— Data provided —
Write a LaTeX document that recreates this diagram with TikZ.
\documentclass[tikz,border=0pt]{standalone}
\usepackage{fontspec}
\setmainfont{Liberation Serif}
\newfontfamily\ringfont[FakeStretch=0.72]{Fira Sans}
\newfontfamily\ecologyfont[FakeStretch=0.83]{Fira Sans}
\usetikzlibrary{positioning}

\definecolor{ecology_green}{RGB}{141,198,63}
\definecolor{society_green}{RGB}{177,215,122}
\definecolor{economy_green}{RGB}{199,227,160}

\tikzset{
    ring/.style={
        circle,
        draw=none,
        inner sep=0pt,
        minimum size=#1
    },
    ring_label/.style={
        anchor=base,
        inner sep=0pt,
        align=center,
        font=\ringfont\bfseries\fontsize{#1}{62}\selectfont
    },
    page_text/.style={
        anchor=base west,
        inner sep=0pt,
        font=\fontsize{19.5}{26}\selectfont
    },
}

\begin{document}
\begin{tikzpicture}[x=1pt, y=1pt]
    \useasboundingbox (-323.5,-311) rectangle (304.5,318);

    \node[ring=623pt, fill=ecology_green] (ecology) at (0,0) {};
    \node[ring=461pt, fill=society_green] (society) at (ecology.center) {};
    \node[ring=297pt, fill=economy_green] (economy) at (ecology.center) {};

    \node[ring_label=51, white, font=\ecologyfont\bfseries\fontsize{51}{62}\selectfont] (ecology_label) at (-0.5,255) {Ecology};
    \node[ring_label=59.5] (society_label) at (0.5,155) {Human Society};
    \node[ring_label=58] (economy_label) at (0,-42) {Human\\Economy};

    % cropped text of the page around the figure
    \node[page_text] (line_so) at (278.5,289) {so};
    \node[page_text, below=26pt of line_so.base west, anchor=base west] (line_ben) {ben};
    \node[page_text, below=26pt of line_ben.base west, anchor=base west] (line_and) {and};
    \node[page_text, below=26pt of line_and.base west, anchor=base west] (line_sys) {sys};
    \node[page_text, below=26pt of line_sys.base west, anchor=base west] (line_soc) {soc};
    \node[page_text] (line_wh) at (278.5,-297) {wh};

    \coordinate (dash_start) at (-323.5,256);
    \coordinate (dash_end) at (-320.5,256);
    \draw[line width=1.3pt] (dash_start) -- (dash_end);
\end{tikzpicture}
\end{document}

— Challenge —
Everything from the first line above up to and including the line that contains "fill=economy_green] (economy) at" should be printed exactly; please print only that.

— Exercise solution —
Write a LaTeX document that recreates this diagram with TikZ.
\documentclass[tikz,border=0pt]{standalone}
\usepackage{fontspec}
\setmainfont{Liberation Serif}
\newfontfamily\ringfont[FakeStretch=0.72]{Fira Sans}
\newfontfamily\ecologyfont[FakeStretch=0.83]{Fira Sans}
\usetikzlibrary{positioning}

\definecolor{ecology_green}{RGB}{141,198,63}
\definecolor{society_green}{RGB}{177,215,122}
\definecolor{economy_green}{RGB}{199,227,160}

\tikzset{
    ring/.style={
        circle,
        draw=none,
        inner sep=0pt,
        minimum size=#1
    },
    ring_label/.style={
        anchor=base,
        inner sep=0pt,
        align=center,
        font=\ringfont\bfseries\fontsize{#1}{62}\selectfont
    },
    page_text/.style={
        anchor=base west,
        inner sep=0pt,
        font=\fontsize{19.5}{26}\selectfont
    },
}

\begin{document}
\begin{tikzpicture}[x=1pt, y=1pt]
    \useasboundingbox (-323.5,-311) rectangle (304.5,318);

    \node[ring=623pt, fill=ecology_green] (ecology) at (0,0) {};
    \node[ring=461pt, fill=society_green] (society) at (ecology.center) {};
    \node[ring=297pt, fill=economy_green] (economy) at (ecology.center) {};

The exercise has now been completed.